InvDesFlow: An AI-driven materials inverse design workflow to explore possible high-temperature superconductors
This work addresses the challenge of accelerating the discovery of high-temperature superconductors for materials science and condensed matter physics, representing a novel application of AI rather than an incremental improvement.
The researchers tackled the problem of discovering new high-temperature superconducting materials by developing InvDesFlow, an AI-driven workflow that integrates deep learning and physics-based methods, resulting in the identification of 74 dynamically stable materials with predicted critical temperatures of at least 15 K, including specific examples like B$_4$CN$_3$ at 24.08 K and B$_5$CN$_2$ at 15.93 K.
The discovery of new superconducting materials, particularly those exhibiting high critical temperature ($T_c$), has been a vibrant area of study within the field of condensed matter physics.

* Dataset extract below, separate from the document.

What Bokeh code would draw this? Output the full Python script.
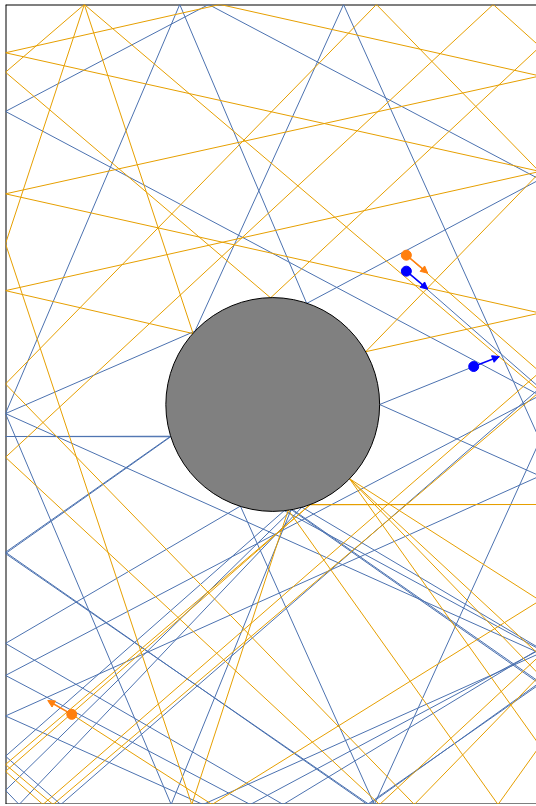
from bokeh.plotting import figure
from bokeh.models import Range1d, Arrow, NormalHead
from bokeh.embed import file_html
from bokeh.resources import INLINE

# billiard table (visible part) and circular obstacle, data units
table_x = [-1.0, 0.987]
table_y = [-1.5, 1.5]
obstacle_x = [0.0]
obstacle_y = [0.0]
obstacle_r = [0.4]

# trajectory 1 (blue): successive bounce points
blue_x = [0.5, 1.0, -0.793, -1.0, 0.043, 1.0, -0.084, -1.0, 1.0, -1.0,
          -0.240, 1.0, 0.127, -0.348, -1.0, -0.380, 0.069, 1.0, 0.354, -1.0,
          -0.382, -1.0, -0.382, -1.0, 0.361, 1.0, 0.073, -1.0, -0.949, 0.109,
          1.0, 0.039, -1.0, -0.121, 0.380, 1.0, 0.265, -0.291, -1.0, 1.0,
          -0.261, -1.0, 1.0, 0.4, 0.752]
blue_y = [0.5, 0.062, -1.5, -1.319, -0.398, -0.919, -1.5, -1.016, 0.034, 1.099,
          1.5, 0.844, 0.379, 1.5, -0.034, -1.5, -0.394, -1.048, -1.5, -0.554,
          -0.119, -0.120, -0.121, -0.559, -1.5, -1.042, -0.393, -1.447, -1.5, -0.385,
          -0.915, -1.5, -0.896, -0.381, -1.5, -0.134, 1.5, 0.275, -0.034, -0.933,
          -1.5, -1.168, -0.268, 0.0, 0.1425]

# trajectory 2 (orange): successive bounce points
orange_x = [0.5, 1.0, -0.860, -1.0, 0.140, 1.0, 0.140, -1.0, -0.822, 1.0,
            -0.705, -1.0, -0.008, 1.0, 0.825, -1.0, 0.400, 1.0, 0.287, 1.0,
            0.530, -1.0, 0.388, 1.0, 0.348, 1.0, -1.0, 1.0, -0.197, -1.0,
            1.0, -1.0, -0.298, -0.705, -1.0, -0.303, 0.058, 0.843, 1.0, 0.287,
            1.0, -0.227, -0.752]
orange_y = [0.56, 0.122, -1.5, -1.376, -0.375, -0.375, -0.376, -1.350, -1.5, 0.049,
            1.5, 1.246, 0.400, 1.342, 1.5, -0.198, -1.5, -0.941, -0.278, -1.016,
            -1.5, 0.077, 1.5, 0.871, 0.198, 0.343, 0.790, 1.232, 1.5, 1.319,
            0.874, 0.427, 0.266, 1.5, 0.603, -1.5, -0.396, -1.5, -1.280, -0.278,
            -0.735, -1.5, -1.162]

# particles: start / end positions and velocity arrows
blue_pts_x = [0.5, 0.752]
blue_pts_y = [0.5, 0.1425]
blue_tip_x = [0.580, 0.848]
blue_tip_y = [0.4325, 0.180]
orange_pts_x = [0.5, -0.752]
orange_pts_y = [0.56, -1.162]
orange_tip_x = [0.580, -0.842]
orange_tip_y = [0.4925, -1.110]

LINE_BLUE = "#4C72B0"
LINE_ORANGE = "#E69F00"

p = figure(width=531, height=800,
           x_range=Range1d(table_x[0], table_x[1]),
           y_range=Range1d(table_y[0], table_y[1]),
           x_axis_location=None, y_axis_location=None,
           output_backend="svg", toolbar_location=None, min_border=0)
p.margin = (4, 0, 0, 5)
p.grid.visible = False
p.outline_line_color = None
p.background_fill_color = "white"

# table walls: left, top, bottom (right wall lies just outside the view)
p.segment(x0=[table_x[0], table_x[0], table_x[0]],
          y0=[table_y[0], table_y[1], table_y[0]],
          x1=[table_x[0], table_x[1], table_x[1]],
          y1=[table_y[1], table_y[1], table_y[0]],
          line_color="black", line_width=2)

p.line(blue_x, blue_y, line_color=LINE_BLUE, line_width=1, line_join="round")
p.line(orange_x, orange_y, line_color=LINE_ORANGE, line_width=1, line_join="round")

p.circle(x=obstacle_x, y=obstacle_y, radius=obstacle_r, fill_color="gray",
         line_color="black", line_width=1)

for xs, ys, tx, ty, col in [(blue_pts_x, blue_pts_y, blue_tip_x, blue_tip_y, "#0000FF"),
                            (orange_pts_x, orange_pts_y, orange_tip_x, orange_tip_y, "#FF7F0E")]:
    for i in range(len(xs)):
        p.add_layout(Arrow(end=NormalHead(size=7, fill_color=col, line_color=col),
                           x_start=xs[i], y_start=ys[i], x_end=tx[i], y_end=ty[i],
                           line_color=col, line_width=1.5))
    p.scatter(xs, ys, size=10, fill_color=col, line_color=col)

open("out.html", "w").write(file_html(p, INLINE))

Conventional approaches primarily rely on physical intuition to search for potential superconductors within the existing databases. However, the known materials only scratch the surface of the extensive array of possibilities within the realm of materials. Here, we develop InvDesFlow, an AI search engine that integrates deep model pre-training and fine-tuning techniques, diffusion models, and physics-based approaches (e.g., first-principles electronic structure calculation) for the discovery of high-$T_c$ superconductors. Utilizing InvDesFlow, we have obtained 74 dynamically stable materials with critical temperatures predicted by the AI model to be $T_c \geq$ 15 K based on a very small set of samples. Notably, these materials are not contained in any existing dataset. Furthermore, we analyze trends in our dataset and individual materials including B$_4$CN$_3$ (at 5 GPa) and B$_5$CN$_2$ (at ambient pressure) whose $T_c$s are 24.08 K and 15.93 K, respectively. We demonstrate that AI technique can discover a set of new high-$T_c$ superconductors, outline its potential for accelerating discovery of the materials with targeted properties.